Exercise prompt: All of the data should be output character for character, except the pictures.

>>>>

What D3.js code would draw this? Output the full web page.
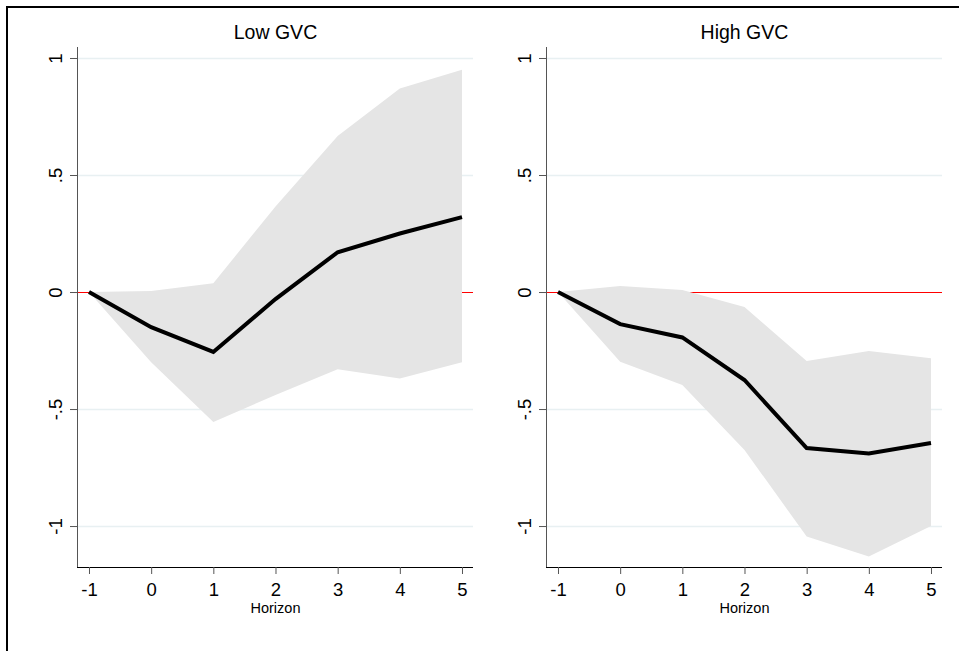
<!DOCTYPE html>
<html>
<head>
<meta charset="utf-8">
<script src="https://cdn.jsdelivr.net/npm/d3@7.9.0/dist/d3.min.js"></script>
<style>
  body { margin: 0; background: #fff; }
  svg { display: block; }
  svg text { font-family: Arial, "Liberation Sans", Helvetica, sans-serif; fill: #000; }
</style>
</head>
<body>
<svg id="chart" width="959" height="651"></svg>
<script>
const horizons = [-1, 0, 1, 2, 3, 4, 5];
const yTicks = [-1, -0.5, 0, 0.5, 1];
const yTickLabels = ['-1', '-.5', '0', '.5', '1'];

const lowMean  = [0, -0.15, -0.256, -0.03, 0.17, 0.25, 0.32];
const lowUpper = [0, 0.004, 0.038, 0.365, 0.667, 0.87, 0.95];
const lowLower = [0, -0.30, -0.555, -0.44, -0.33, -0.37, -0.30];

const highMean  = [0, -0.137, -0.194, -0.376, -0.667, -0.69, -0.645];
const highUpper = [0, 0.026, 0.009, -0.064, -0.295, -0.252, -0.283];
const highLower = [0, -0.298, -0.397, -0.675, -1.045, -1.13, -1.0];

const panels = [
  { title: 'Low GVC', left: 77, mean: lowMean, upper: lowUpper, lower: lowLower },
  { title: 'High GVC', left: 546, mean: highMean, upper: highUpper, lower: highLower }
];

const svg = d3.select('#chart');

// outer frame
svg.append('rect')
  .attr('x', 7).attr('y', 7)
  .attr('width', 1000).attr('height', 1000)
  .attr('fill', 'none').attr('stroke', '#000').attr('stroke-width', 2);

const plotW = 396;
const plotTop = 47, plotBottom = 567;

const yScale = d3.scaleLinear().domain([-1.175, 1.047]).range([plotBottom, plotTop]);

panels.forEach(p => {
  const g = svg.append('g').attr('transform', `translate(${p.left},0)`);
  const x = d3.scaleLinear().domain([-1.193, 5.177]).range([0, plotW]);

  // gridlines
  g.append('g').selectAll('line')
    .data(yTicks.filter(d => d !== 0))
    .join('line')
    .attr('x1', 0).attr('x2', plotW)
    .attr('y1', d => Math.round(yScale(d)) + 0.5).attr('y2', d => Math.round(yScale(d)) + 0.5)
    .attr('stroke', '#e8f0f2').attr('stroke-width', 1.5);

  // zero reference line
  g.append('line')
    .attr('x1', 0).attr('x2', plotW)
    .attr('y1', Math.round(yScale(0)) + 0.5).attr('y2', Math.round(yScale(0)) + 0.5)
    .attr('stroke', '#ff0000').attr('stroke-width', 1)
    .attr('shape-rendering', 'crispEdges');

  const rows = horizons.map((h, i) => ({ h, m: p.mean[i], lo: p.lower[i], hi: p.upper[i] }));

  // confidence band
  g.append('path')
    .datum(rows)
    .attr('fill', '#e5e5e5')
    .attr('d', d3.area().x(d => x(d.h)).y0(d => yScale(d.lo)).y1(d => yScale(d.hi)));

  // point estimate
  g.append('path')
    .datum(rows)
    .attr('fill', 'none')
    .attr('stroke', '#000')
    .attr('stroke-width', 4)
    .attr('stroke-linejoin', 'miter')
    .attr('d', d3.line().x(d => x(d.h)).y(d => yScale(d.m)));

  // y axis
  const yAxis = d3.axisLeft(yScale).tickValues(yTicks).tickSize(7).tickPadding(10)
    .tickFormat((d, i) => yTickLabels[i]);
  const ya = g.append('g').call(yAxis).attr('font-family', null).attr('font-size', null);
  ya.select('.domain').attr('stroke', '#555').attr('d', `M0.5,${plotTop}V${plotBottom}`);
  ya.selectAll('.tick line').attr('stroke', '#555');
  ya.selectAll('.tick text')
    .style('font-size', '18.5px')
    .attr('text-anchor', 'middle')
    .attr('x', null).attr('dy', null)
    .attr('transform', 'translate(-22,0) rotate(-90)')
    .attr('dominant-baseline', 'central');

  // x axis
  const xAxis = d3.axisBottom(x).tickValues(horizons).tickSize(7).tickPadding(9)
    .tickFormat(d => String(d));
  const xa = g.append('g').attr('transform', `translate(0,${plotBottom})`).call(xAxis)
    .attr('font-family', null).attr('font-size', null);
  xa.select('.domain').attr('stroke', '#000').attr('d', `M0,0.5H${plotW}`);
  xa.selectAll('.tick line').attr('stroke', '#555');
  xa.selectAll('.tick text').style('font-size', '18.5px');

  g.append('text')
    .attr('x', x(2)).attr('y', 613)
    .attr('text-anchor', 'middle')
    .style('font-size', '14.5px')
    .text('Horizon');

  g.append('text')
    .attr('x', x(2)).attr('y', 39)
    .attr('text-anchor', 'middle')
    .style('font-size', '19.5px')
    .text(p.title);
});
</script>
</body>
</html>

<<<<

Solution to the exercise:
What D3.js code would draw this? Output the full web page.
<!DOCTYPE html>
<html>
<head>
<meta charset="utf-8">
<script src="https://cdn.jsdelivr.net/npm/d3@7.9.0/dist/d3.min.js"></script>
<style>
  body { margin: 0; background: #fff; }
  svg { display: block; }
  svg text { font-family: Arial, "Liberation Sans", Helvetica, sans-serif; fill: #000; }
</style>
</head>
<body>
<svg id="chart" width="959" height="651"></svg>
<script>
const horizons = [-1, 0, 1, 2, 3, 4, 5];
const yTicks = [-1, -0.5, 0, 0.5, 1];
const yTickLabels = ['-1', '-.5', '0', '.5', '1'];

const lowMean  = [0, -0.15, -0.256, -0.03, 0.17, 0.25, 0.32];
const lowUpper = [0, 0.004, 0.038, 0.365, 0.667, 0.87, 0.95];
const lowLower = [0, -0.30, -0.555, -0.44, -0.33, -0.37, -0.30];

const highMean  = [0, -0.137, -0.194, -0.376, -0.667, -0.69, -0.645];
const highUpper = [0, 0.026, 0.009, -0.064, -0.295, -0.252, -0.283];
const highLower = [0, -0.298, -0.397, -0.675, -1.045, -1.13, -1.0];

const panels = [
  { title: 'Low GVC', left: 77, mean: lowMean, upper: lowUpper, lower: lowLower },
  { title: 'High GVC', left: 546, mean: highMean, upper: highUpper, lower: highLower }
];

const svg = d3.select('#chart');

// outer frame
svg.append('rect')
  .attr('x', 7).attr('y', 7)
  .attr('width', 1000).attr('height', 1000)
  .attr('fill', 'none').attr('stroke', '#000').attr('stroke-width', 2);

const plotW = 396;
const plotTop = 47, plotBottom = 567;

const yScale = d3.scaleLinear().domain([-1.175, 1.047]).range([plotBottom, plotTop]);

panels.forEach(p => {
  const g = svg.append('g').attr('transform', `translate(${p.left},0)`);
  const x = d3.scaleLinear().domain([-1.193, 5.177]).range([0, plotW]);

  // gridlines
  g.append('g').selectAll('line')
    .data(yTicks.filter(d => d !== 0))
    .join('line')
    .attr('x1', 0).attr('x2', plotW)
    .attr('y1', d => Math.round(yScale(d)) + 0.5).attr('y2', d => Math.round(yScale(d)) + 0.5)
    .attr('stroke', '#e8f0f2').attr('stroke-width', 1.5);

  // zero reference line
  g.append('line')
    .attr('x1', 0).attr('x2', plotW)
    .attr('y1', Math.round(yScale(0)) + 0.5).attr('y2', Math.round(yScale(0)) + 0.5)
    .attr('stroke', '#ff0000').attr('stroke-width', 1)
    .attr('shape-rendering', 'crispEdges');

  const rows = horizons.map((h, i) => ({ h, m: p.mean[i], lo: p.lower[i], hi: p.upper[i] }));

  // confidence band
  g.append('path')
    .datum(rows)
    .attr('fill', '#e5e5e5')
    .attr('d', d3.area().x(d => x(d.h)).y0(d => yScale(d.lo)).y1(d => yScale(d.hi)));

  // point estimate
  g.append('path')
    .datum(rows)
    .attr('fill', 'none')
    .attr('stroke', '#000')
    .attr('stroke-width', 4)
    .attr('stroke-linejoin', 'miter')
    .attr('d', d3.line().x(d => x(d.h)).y(d => yScale(d.m)));

  // y axis
  const yAxis = d3.axisLeft(yScale).tickValues(yTicks).tickSize(7).tickPadding(10)
    .tickFormat((d, i) => yTickLabels[i]);
  const ya = g.append('g').call(yAxis).attr('font-family', null).attr('font-size', null);
  ya.select('.domain').attr('stroke', '#555').attr('d', `M0.5,${plotTop}V${plotBottom}`);
  ya.selectAll('.tick line').attr('stroke', '#555');
  ya.selectAll('.tick text')
    .style('font-size', '18.5px')
    .attr('text-anchor', 'middle')
    .attr('x', null).attr('dy', null)
    .attr('transform', 'translate(-22,0) rotate(-90)')
    .attr('dominant-baseline', 'central');

  // x axis
  const xAxis = d3.axisBottom(x).tickValues(horizons).tickSize(7).tickPadding(9)
    .tickFormat(d => String(d));
  const xa = g.append('g').attr('transform', `translate(0,${plotBottom})`).call(xAxis)
    .attr('font-family', null).attr('font-size', null);
  xa.select('.domain').attr('stroke', '#000').attr('d', `M0,0.5H${plotW}`);
  xa.selectAll('.tick line').attr('stroke', '#555');
  xa.selectAll('.tick text').style('font-size', '18.5px');

  g.append('text')
    .attr('x', x(2)).attr('y', 613)
    .attr('text-anchor', 'middle')
    .style('font-size', '14.5px')
    .text('Horizon');

  g.append('text')
    .attr('x', x(2)).attr('y', 39)
    .attr('text-anchor', 'middle')
    .style('font-size', '19.5px')
    .text(p.title);
});
</script>
</body>
</html>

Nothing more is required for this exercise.